Vengeance

La semaine dernière alors que je rentrais chez moi après une dure et laborieuse journée de travail harassant — j'en fait pas un peu trop là ? — je me suis retrouvé dans un train particulièrement bondé. J'ai rapidement trouvé une place sur une banquette occupée en partie par un homme en grande discussion avec une femme installée sur la banquette opposée. Celle-ci avait soigneusement placé deux sacs assez volumineux entre elle et la fenêtre et occupait de la sorte les trois-quarts de la place disponible. L'homme me jette un regard de travers lorsque je fais mine de m'assoir sur le journal qu'il avait posé à sa gauche et reprends aussitôt sa discussion où il sera question de gamins turbulents, malpolis et en grand déficit d'éducation parentale.

Je m'installe, sors mon livre du moment et commence à lire en tentant de m'abstraire de la conversation de mes deux voisins. Le train redémarre et se dirige vers l'arrêt suivant, et nous arrivons à Versailles, où beaucoup de personnes attendent de pouvoir monter dans la voiture. Parmi les arrivants se trouve une femme qui après avoir cherché à droite et à gauche, s'approche de notre banquette, une des rares où il restait encore une place disponible et demande pardon à la femme afin qu'elle lui fasse un peu de place pour pouvoir s'assoir. Cette dernière la regarde comme si on lui avait demandé la lune, fait mine de se pousser de deux ou trois centimètres et reprend derechef sa discussion avec son compagnon de voyage.
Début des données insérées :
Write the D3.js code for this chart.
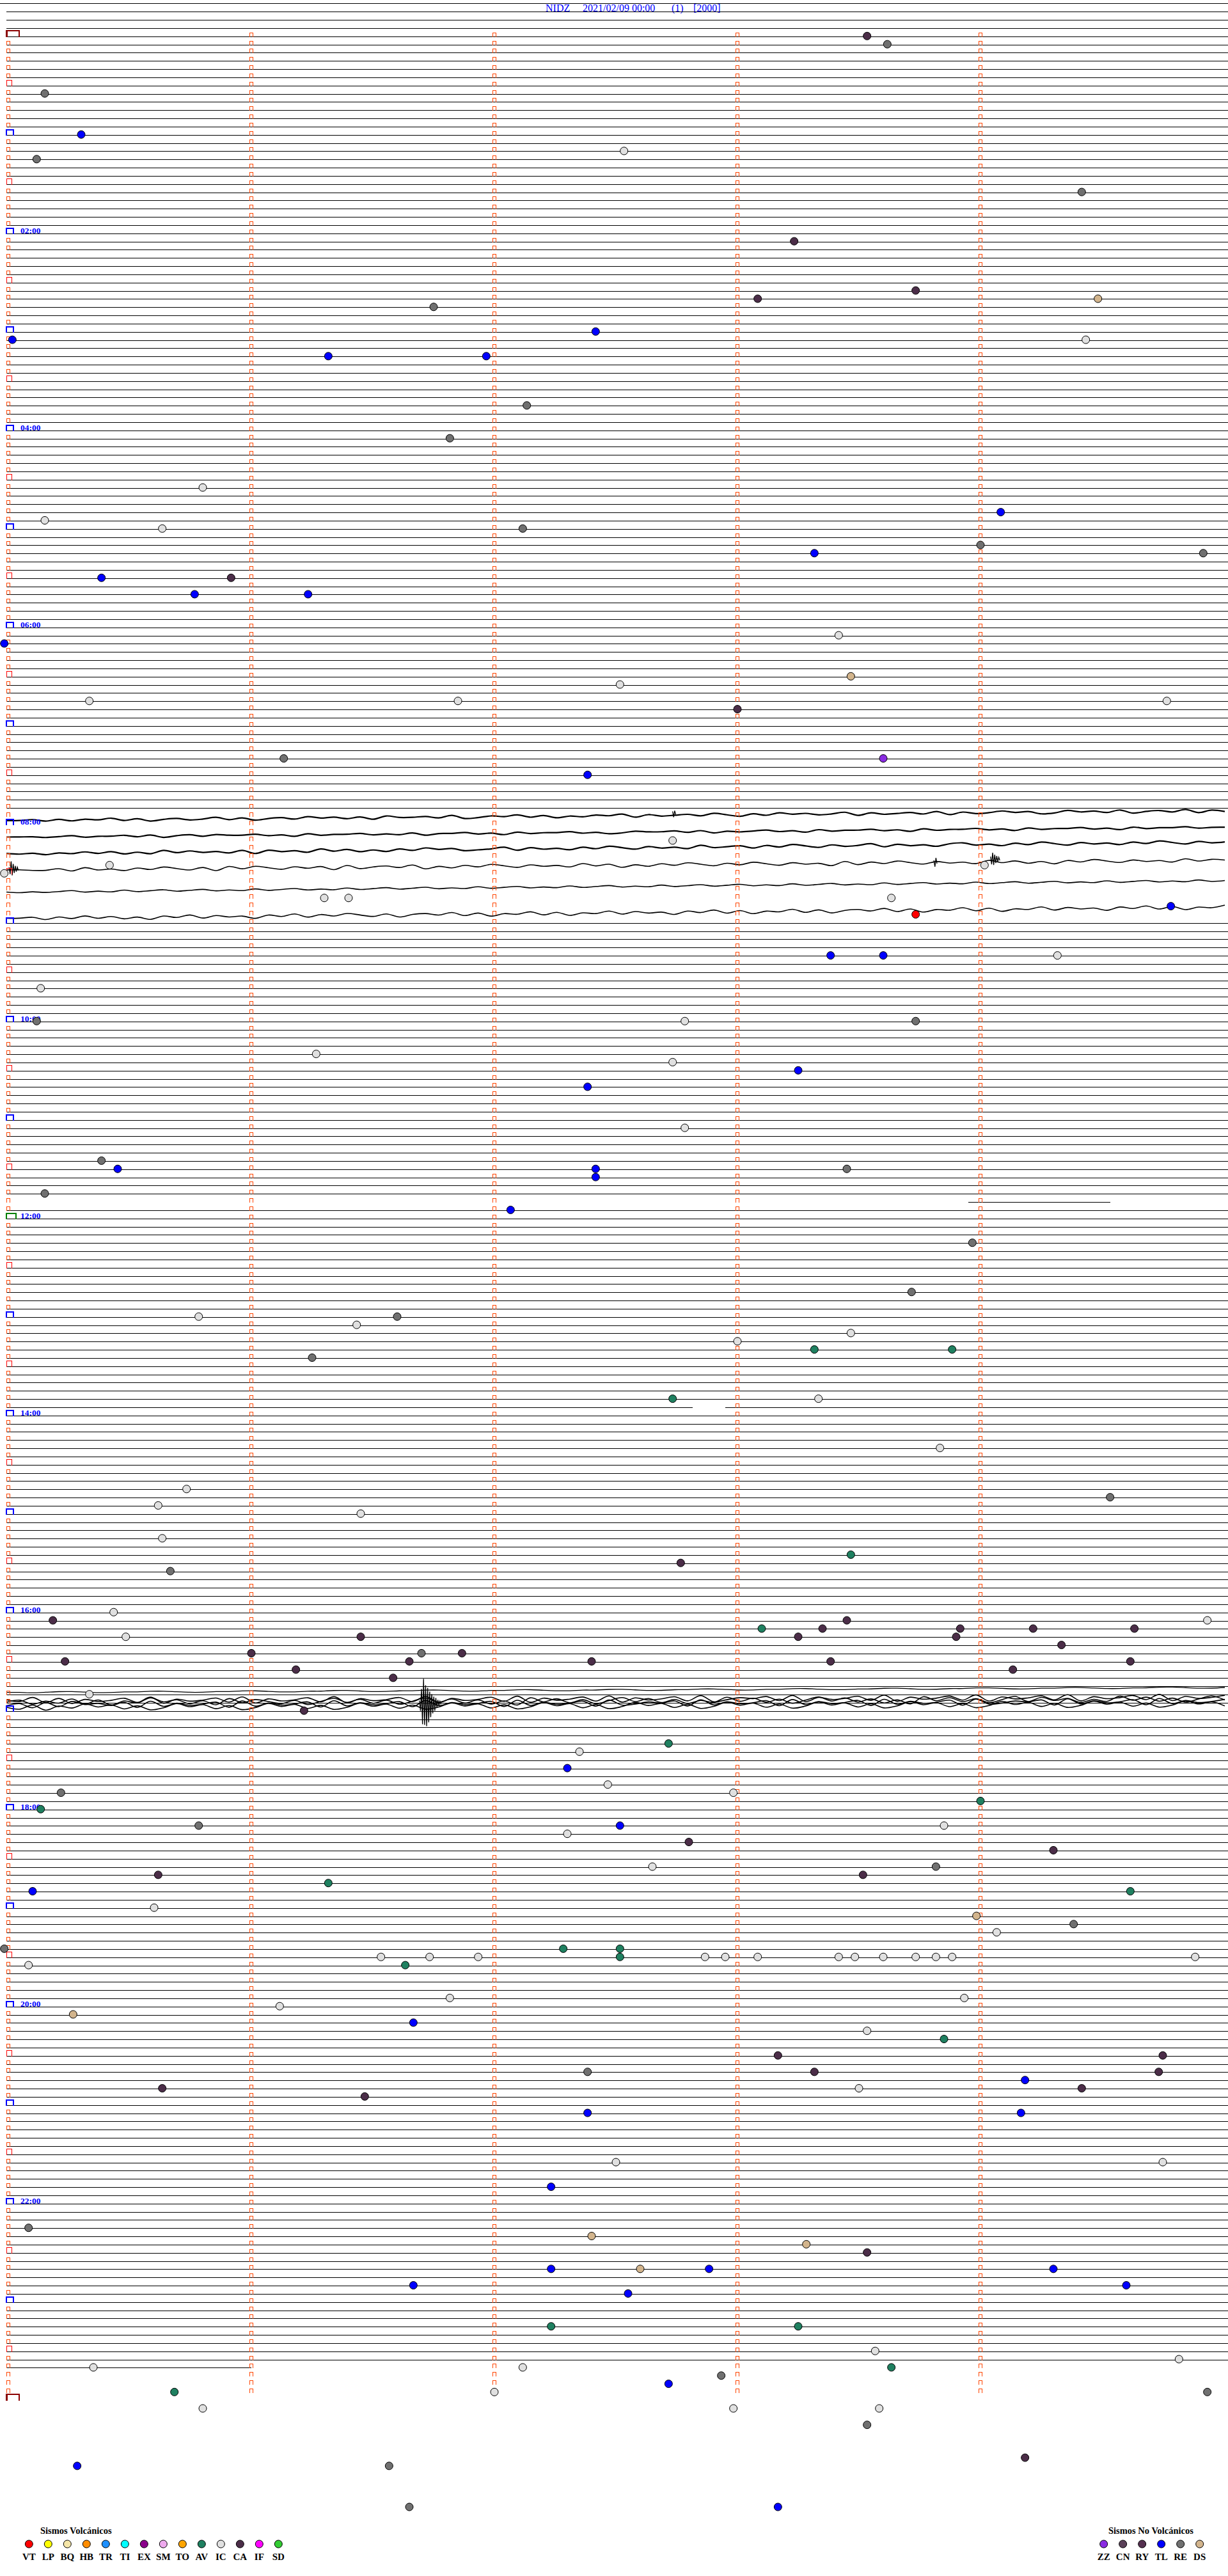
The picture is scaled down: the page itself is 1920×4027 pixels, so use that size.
<!DOCTYPE html>
<html><head><meta charset="utf-8">
<script src="https://cdn.jsdelivr.net/npm/d3@7"></script>
<style>body{margin:0;background:#fff}svg{display:block}</style>
</head><body>
<svg id="c" width="1920" height="4027"></svg>
<script>
// ---------------- DATA ----------------
const titleParts = ["NIDZ", "2021/02/09 00:00", "(1)", "[2000]"];
const rowsPerDay = 288;            // 5-minute rows
const firstTraceRow = -4;
const lastTraceRow = 284;          // partial row
const lastTraceSec = 60;
const hourLabels = ["02:00","04:00","06:00","08:00","10:00","12:00","14:00","16:00","18:00","20:00","22:00"];
const tickSeconds = [60, 120, 180, 240];

const volcTypes  = ["VT","LP","BQ","HB","TR","TI","EX","SM","TO","AV","IC","CA","IF","SD"];
const volcColors = ["#ff0000","#ffff00","#f5e6a8","#ff8c00","#1e90ff","#00ffff","#8b008b","#eeaaee","#ffa500","#1f8060","#e0e0e0","#4b2d48","#ff00ff","#33cc33"];
const nvTypes    = ["ZZ","CN","RY","TL","RE","DS"];
const nvColors   = ["#8a2be2","#5a4058","#553050","#0000ff","#707070","#d2b48c"];

// line gaps: [row, fromSec, toSec]
const lineGaps = [[142, -1, 237], [142, 272, 310], [167, 169, 177]];

// events: [row, secondInRow, type]
const events = [
 [0,212,"CA"],[1,217,"RE"],[7,9,"RE"],[12,18,"TL"],[15,7,"RE"],[14,152,"IC"],[19,265,"RE"],
 [25,194,"CA"],[33,105,"RE"],[32,185,"CA"],[31,224,"CA"],[32,269,"DS"],[36,145,"TL"],[37,1,"TL"],
 [39,79,"TL"],[39,118,"TL"],[37,266,"IC"],[45,128,"RE"],[49,109,"RE"],[55,48,"IC"],[59,9,"IC"],
 [60,38,"IC"],[60,127,"RE"],[58,245,"TL"],[62,240,"RE"],[63,199,"TL"],[63,295,"RE"],[66,23,"TL"],
 [66,55,"CA"],[68,46,"TL"],[68,74,"TL"],[73,205,"IC"],[74,-1,"TL"],[78,208,"DS"],[79,151,"IC"],
 [81,20,"IC"],[81,111,"IC"],[81,286,"IC"],[82,180,"CA"],[88,68,"RE"],[88,216,"ZZ"],[90,143,"TL"],
 [98,164,"IC"],[102,-1,"IC"],[101,25,"IC"],[101,241,"IC"],[105,218,"IC"],[107,224,"VT"],[106,287,"TL"],
 [105,78,"IC"],[105,84,"IC"],
 [112,203,"TL"],[112,216,"TL"],[112,259,"IC"],[116,8,"IC"],[120,7,"RE"],[120,167,"IC"],[120,224,"RE"],
 [124,76,"IC"],[125,164,"IC"],[126,195,"TL"],[128,143,"TL"],[133,167,"IC"],[137,23,"RE"],[138,27,"TL"],
 [138,145,"TL"],[138,207,"RE"],[139,145,"TL"],[141,9,"RE"],[143,124,"TL"],[147,238,"RE"],[153,223,"RE"],
 [156,47,"IC"],[156,96,"RE"],[157,86,"IC"],[158,208,"IC"],[159,180,"IC"],[161,75,"RE"],[160,199,"AV"],
 [160,233,"AV"],[166,164,"AV"],[166,200,"IC"],[172,230,"IC"],[177,44,"IC"],[178,272,"RE"],[179,37,"IC"],
 [180,87,"IC"],[183,38,"IC"],[185,208,"AV"],[187,40,"RE"],[186,166,"CA"],[192,26,"IC"],[193,11,"CA"],
 [193,296,"IC"],[195,29,"IC"],[194,186,"AV"],[195,195,"CA"],[194,201,"CA"],[193,207,"CA"],[194,235,"CA"],
 [195,234,"CA"],[194,253,"CA"],[194,278,"CA"],[195,87,"CA"],[196,260,"CA"],[197,60,"CA"],[197,102,"RE"],
 [197,112,"CA"],[198,99,"CA"],[198,14,"CA"],[198,144,"CA"],[198,203,"CA"],[198,277,"CA"],[199,71,"CA"],
 [199,248,"CA"],[200,95,"CA"],[204,73,"CA"],[202,20,"IC"],
 [208,163,"AV"],[211,138,"TL"],[209,141,"IC"],[213,148,"IC"],[214,13,"RE"],[214,179,"IC"],[215,240,"AV"],
 [216,8,"AV"],[218,47,"RE"],[218,151,"TL"],[219,138,"IC"],[218,231,"IC"],[220,168,"CA"],[221,258,"CA"],
 [223,159,"IC"],[224,37,"CA"],[224,211,"CA"],[223,229,"RE"],[225,79,"AV"],[226,6,"TL"],[226,277,"AV"],
 [228,36,"IC"],[229,239,"DS"],[230,263,"RE"],[231,244,"IC"],[233,-1,"RE"],[233,137,"AV"],[233,151,"AV"],
 [234,151,"AV"],[235,5,"IC"],[234,92,"IC"],[235,98,"AV"],[234,104,"IC"],[234,116,"IC"],[234,172,"IC"],
 [234,177,"IC"],[234,185,"IC"],[234,205,"IC"],[234,209,"IC"],[234,216,"IC"],[234,224,"IC"],[234,229,"IC"],
 [234,233,"IC"],[234,293,"IC"],[241,16,"DS"],[240,67,"IC"],[239,109,"IC"],[239,236,"IC"],[242,100,"TL"],
 [243,212,"IC"],[244,231,"AV"],[246,285,"CA"],[246,190,"CA"],[248,143,"RE"],[248,199,"CA"],[248,284,"CA"],
 [249,251,"TL"],[250,38,"CA"],[250,210,"IC"],[250,265,"CA"],[251,88,"CA"],[253,143,"TL"],[253,250,"TL"],
 [259,150,"IC"],[259,285,"IC"],[262,134,"TL"],[267,5,"RE"],[268,144,"DS"],[269,197,"DS"],[270,212,"CA"],
 [272,134,"TL"],[272,156,"DS"],[272,173,"TL"],[272,258,"TL"],[274,100,"TL"],[274,276,"TL"],[275,153,"TL"],
 [279,134,"AV"],[279,195,"AV"],[282,214,"IC"],[284,21,"IC"],[284,127,"IC"],[284,218,"AV"],[283,289,"IC"],
 [285,176,"RE"],[286,163,"TL"],[287,41,"AV"],[287,120,"IC"],[287,296,"RE"],[289,48,"IC"],[289,179,"IC"],
 [289,215,"IC"],[291,212,"RE"],[296,17,"TL"],[296,94,"RE"],[295,251,"CA"],[301,99,"RE"],[301,190,"TL"]
];

// noisy rows around 08:00 (rows 95-107 drawn as waveforms): baseline row at left / right, samples (5 = baseline)
const waveRowsHidden = [95,96,97,98,99,100,101,102,103,104,105,106,107];
const waveTraces = [
 {r0:95.5, r1:94.3, s:"5546464536475465364754635464735546376453647564537465463574635465374654637465354763546375463746"},
 {r0:97.5, r1:96.3, s:"5556546554647546455465746554656475546574655465764554647565465746554657465546574655465746554655"},
 {r0:99.5, r1:98.1, s:"5657564647573646574846573647574635476537465746357465736547463574653746574365746357465746357465"},
 {r0:101.5,r1:100.3,s:"5566473657463574836357464837546385746357465736485746357463574658374635746573647584635746573645"},
 {r0:104.2,r1:102.8,s:"5656546564654654656465465646546546564654656465465646546546564654656465465646546546564654656465"},
 {r0:107.4,r1:106.0,s:"5547463647584637465846374635748546374856374856374658463748563748546374856374856374658463748563"}
];
// overlapping traces near 16:45-17:00
const denseTraces = [
 {r0:201.7, r1:201.1, s:"5565445665544566554456655445665544566554456655445665544566554456655445665544566554456655445665"},
 {r0:202.9, r1:202.5, s:"5374627384615374826357485263748526374859263748526374857263748526374859263748527364857263748526"},
 {r0:203.2, r1:202.8, s:"6483725463827465382746538274653827465382746538276453827465382746538274653827645382746538274653"},
 {r0:202.7, r1:202.3, s:"4627384653728465372846537284653728465372846537284653728645372846537284653728465372846537284653"},
 {r0:203.5, r1:203.1, s:"5738462537486253748625374862537486253748625374862537486253748625374862537486253748625374862537"}
];
// impulsive bursts: [row, startSec, amplitudes(px)]
const bursts = [
 [203.0, 101.5, [4,12,22,33,38,34,28,36,24,30,18,22,14,16,10,12,8,7,5,4,3,2]],
 [101.4, 0.2, [3,8,12,10,8,6,5,4,3,2]],
 [100.5, 228.5, [2,8,6,3]],
 [100.2, 242.5, [4,8,10,9,7,6,5,4,3,2]],
 [94.6, 164, [3,6,4,2]]
];

// ---------------- DRAW ----------------
const svg = d3.select("#c");
const x = d3.scaleLinear().domain([0, 300]).range([13, 1913]);
const y = d3.scaleLinear().domain([0, rowsPerDay]).range([57.3, 57.3 + rowsPerDay * 12.833]);
const pix = v => Math.floor(v) + 0.5;
const serif = "'Liberation Serif','Times New Roman',serif";

// title
const titleX = [853, 911, 1050, 1084];
svg.append("g").selectAll("text").data(titleParts).join("text")
  .attr("x", (d, i) => titleX[i]).attr("y", 18)
  .attr("font-family", serif).attr("font-size", 16).attr("fill", "#0000ff")
  .text(d => d);

// flat trace lines
const hidden = new Set(waveRowsHidden);
const segs = [];
d3.range(firstTraceRow, lastTraceRow + 1).forEach(r => {
  if (hidden.has(r)) return;
  let a = r === firstTraceRow ? x.invert(0) : x.invert(10);
  let b = r === lastTraceRow ? lastTraceSec : x.invert(1920);
  let parts = [[a, b]];
  lineGaps.filter(g => g[0] === r).forEach(g => {
    parts = parts.flatMap(([p, q]) => {
      const out = [];
      if (g[1] > p) out.push([p, Math.min(q, g[1])]);
      if (g[2] < q) out.push([Math.max(p, g[2]), q]);
      return out;
    });
  });
  parts.forEach(([p, q]) => segs.push({r, p, q}));
});
svg.append("g").attr("stroke", "#000").attr("stroke-width", 1).attr("shape-rendering", "crispEdges")
  .selectAll("line").data(segs).join("line")
  .attr("x1", d => x(d.p)).attr("x2", d => x(d.q))
  .attr("y1", d => pix(y(d.r))).attr("y2", d => pix(y(d.r)));

// waveform traces
function tracePath(t, unit) {
  const n = t.s.length;
  const pts = t.s.split("").map((c, i) => {
    const f = i / (n - 1);
    const sec = x.invert(10 + f * 1905);
    return [x(sec), y(t.r0 + (t.r1 - t.r0) * f) + (+c - 5) * unit];
  });
  return d3.line().curve(d3.curveCatmullRom)(pts);
}
const waveWidth = [2.2, 2.2, 2.2, 1.6, 1.6, 1.6];
svg.append("g").attr("fill", "none").attr("stroke", "#000")
  .selectAll("path").data(waveTraces).join("path")
  .attr("stroke-width", (d, i) => waveWidth[i])
  .attr("d", d => tracePath(d, 1.25));
svg.append("g").attr("fill", "none").attr("stroke", "#000")
  .selectAll("path").data(denseTraces).join("path")
  .attr("stroke-width", (d, i) => i === 0 ? 1.3 : 1.6)
  .attr("d", (d, i) => tracePath(d, i === 0 ? 0.9 : 1.6));
svg.append("g").attr("fill", "none").attr("stroke", "#000").attr("stroke-width", 1.3)
  .selectAll("path").data(bursts).join("path")
  .attr("d", b => {
    const x0 = x(b[1]), y0 = y(b[0]);
    return d3.line()(b[2].map((a, i) => [x0 + i * 1.6, y0 + (i % 2 ? a : -a)]));
  });

// time markers
const mk = svg.append("g").attr("fill", "none").attr("shape-rendering", "crispEdges");
function bracket(a, c, t, b, color, w) {
  mk.append("path").attr("d", `M${a},${b}V${t}H${c}V${b}`).attr("stroke", color).attr("stroke-width", w);
}
d3.range(0, rowsPerDay).forEach(r => {
  const yl = Math.floor(y(r));
  tickSeconds.forEach(s => bracket(x(s) - 2.5, x(s) + 2.5, yl - 5.5, yl + 0.5, "#ff4500", 1));
  if (r === 0) bracket(10.25, 30, yl - 9, yl + 0.5, "#8b0000", 2.5);
  else if (r % 12 === 0) {
    if (r === 144) bracket(10, 25, yl - 8, yl + 1, "#008000", 2);
    else bracket(10, 21, yl - 8, yl + 1, "#0000ff", 2);
  } else if (r % 12 === 6) bracket(10.5, 18.5, yl - 8.5, yl + 0.5, "#ff0000", 1);
  else bracket(10.5, 15.5, yl - 5.5, yl + 0.5, "#ff4500", 1);
});
{ const yl = Math.floor(y(rowsPerDay)); bracket(10.25, 30, yl - 10, yl, "#8b0000", 2.5); }

// hour labels
svg.append("g").selectAll("text").data(hourLabels).join("text")
  .attr("x", 32).attr("y", (d, i) => Math.floor(y((i + 1) * 24)) - 0.5)
  .attr("font-family", serif).attr("font-weight", "bold").attr("font-size", 13.5).attr("fill", "#0000ff")
  .text(d => d);

// events
const colorOf = {};
volcTypes.forEach((t, i) => colorOf[t] = volcColors[i]);
nvTypes.forEach((t, i) => colorOf[t] = nvColors[i]);
svg.append("g").selectAll("circle").data(events).join("circle")
  .attr("cx", d => x(d[1])).attr("cy", d => y(d[0]) - 1).attr("r", 6)
  .attr("fill", d => colorOf[d[2]]).attr("stroke", "#000").attr("stroke-width", 1);

// legends
function legend(title, types, colors, x0, tx) {
  const g = svg.append("g");
  g.append("text").attr("x", tx).attr("y", 3961).attr("font-family", serif)
    .attr("font-weight", "bold").attr("font-size", 14.5).attr("fill", "#000").text(title);
  g.selectAll("circle").data(types).join("circle")
    .attr("cx", (d, i) => x0 + 30 * i).attr("cy", 3977).attr("r", 6)
    .attr("fill", (d, i) => colors[i]).attr("stroke", "#000").attr("stroke-width", 1);
  g.selectAll("text.l").data(types).join("text").attr("class", "l")
    .attr("x", (d, i) => x0 + 30 * i).attr("y", 4002).attr("text-anchor", "middle")
    .attr("font-family", serif).attr("font-weight", "bold").attr("font-size", 15).attr("fill", "#000")
    .text(d => d);
}
legend("Sismos Volcánicos", volcTypes, volcColors, 45.3, 63);
legend("Sismos No Volcánicos", nvTypes, nvColors, 1725.7, 1733);
</script>
</body></html>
C'est tout ce qu'elle daignera faire pour répondre à la requête. N'osant pas insister, la dernière arrivée s'assiéra alors sur le quart de banquette restant et sortira un petit livret de jeu sudoku visiblement encore à la mode ces temps ci. On ne l'entendra plus.

J'ai observé ostensiblement la femme aux sacs pour voir si elle allait finalement dégager un peu de place, surtout que les portes-bagages au dessus d'elle étaient entièrement libres. Et bien non, pas de signe quelconque pour remédier un tant soit peu à l'inconfort de sa voisine qui pourtant s'était collée contre elle sous peine de tomber de la banquette. Arrivés à la station suivante, alors que j'allais lui signaler que ses précieux bagages seraient certainement bien à l'abri au dessus de sa tête et que du coup leurs conforts en allaient être grandement améliorés, elle s'est levée, a attrapé un sac dans chaque main et a commencé a vouloir se diriger vers la sortie. Malheureusement elle était plutôt encombrée et a été bloquée par mes genoux alors qu'elle souhaitait avancer dans le couloir. Ca ne passait pas, ça ne passerait pas sans une intervention de ma part. Elle s'est arrêtée, m'a lancée un regard insistant, surement pour me faire comprendre qu'il fallait que je me pousse. Je l'ai à mon tour regardée, puis sans bouger d'un iota ai repris ma lecture. Je pense qu'elle a du comprendre le message et a finalement pris son courage a deux mains, a soulevé ses deux sacs et est sortie.

J'ai relevé la tête au moment où le train repartait et j'ai croisé le regard de la femme au sudoku en train de sourire. Celle-ci s'est ensuite approprié un quart de banquette supplémentaire pour compléter son trajet puis, visiblement satisfaite de la tournure qu'avaient pris les évènements, a repris très sérieusement son loisir mathématique pour finir son trajet.